The Commonwealth Women Parliamentarians (CWP) Africa Region Steering Committee is buoyed by the future prospects of this body. This, after they met yesterday to reflect broadly on progress and a number of teething issues affecting the advancement and the promotion of women in leadership positions in African parliaments and legislatures, said the Chairperson of the CWP Africa Region, Ms Thoko Didiza.

The CWP Steering Committee is a statutory entity in terms of the CWP’s Constitution and is the one that governs the activities of this body in the African Region. It also oversees the work of various chapters of the CWP aimed at advancing gender parity.   

Now in the mid-term of her tenure, she is more than convinced that the CWP has made some inroads in ensuring that the constitutions of respective member states of the CPA are in line with various gender equality instruments to which they are signatories.

In addition to that, during her tenure she re-energised regional gender advocacy workshops to overcome gender stereotypes embedded in African culture and tradition. “Patriarchy has for a long time prevented African women from ascending to high political office. It’s this culture imbedded in African tradition that does not envisage women as capable of being leaders of any social, religious or political formation or grouping that needs to be dismantled to enable women to ascend the political ladder based on their wherewithal and their intellectual competencies. That is being discriminated against on cultural grounds.”

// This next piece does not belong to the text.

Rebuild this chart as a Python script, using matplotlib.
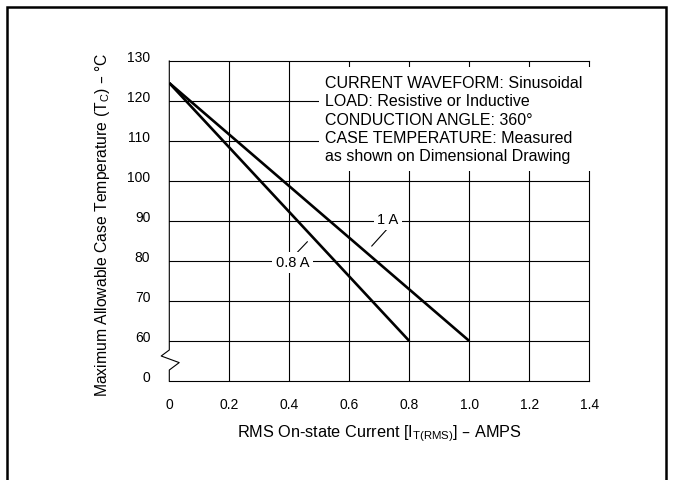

One of the long-term solutions to uprooting the legacy of patriarchy is to motivate young women to embrace politics as a career, she said. “And that in my view should start at an early age and explain to them why it is important for them to occupy this space in our society,” she said.

But most of all, how can women rights be promoted and protected if women don’t play a role in championing them, she asked. “These are some of the strategies we, as CWP, want to implement.”  

To ensure that the CWP Africa Region does not lose sight of its cause, once a year it holds a gender sensitisation workshop. This year the Africa Region gender sensitisation workshop was held in KwaZulu Natal.  

“Out of which we came up with strategies to support female candidates in countries that are scheduled to hold general elections, such as Sierra Leone, which held its election in April, Swaziland, Botswana as well as Rwanda, which will hold their elections later in the year,” she said.   

But for this to be successful, the CWP has resolved to engage political parties to ensure that they increase the number of women’s representation on their parliamentary lists in the future.  

To her, it is not enough to only have women’s representation for the sake of it, coupled with that is a need to capacitate women parliamentarians. To this effect, the CWP Africa Region is set to devise a training programme that will mentor and provide women parliamentarians with leadership skills. “These are some of the strategic imperatives that I would like to see implemented before the end of my tenure next year,” she said  

Organisationally, there is now a resolve to have a database that will profile the work of the CWP in the CPA Africa Region to heightened its aims and objectives, and to be more visible on the ground. “We have witnessed the yields of our ground work,” she pointed out. “Now when African parliaments send their representations to CPA conferences, they make sure that there is, on balance, an equitable representation of women in their delegations,” she said.

“These are successes that are not often recorded, but irrespective of that, we should not overlook them for they have a bearing on the profile of the CWP on the continent,” she added.

What remains a challenge, she pointed out, is the coordination of the CWP sub-regions in Africa. A resolution has been taken by the CWP Steering Committee that they should use the platform provided by the 49th Commonwealth Parliamentary Association (CPA) Africa Region Elective Conference to propose a model for coordination to create a synergy among CWP sub-regions so that this body can be more coherent in its cause.

In her view, what is often overlooked in the fight against gender discrimination is the need for the involvement of men as champions of gender equality. According to her, the war against gender inequality cannot be won without the involvement of men. “The struggle for women’s right is a struggle for human rights. And we cannot, in my view, win this war without working together or standing side-by-side with men in overcoming gender inequality. Because gender equality is not only a women’s matter, it also involves men.”

The challenge, she paused for a moment to recollect her thoughts, is how we change cultural perceptions and re-socialise our men to make sure that they treat women in a manner that is befitting of their status as human beings – and that we are equal in the eyes of our democratic constitutions. “Getting men not only to understand, but to embrace this, in my view, is a critical intervention in the fight against gender inequality that we should not shy away from.”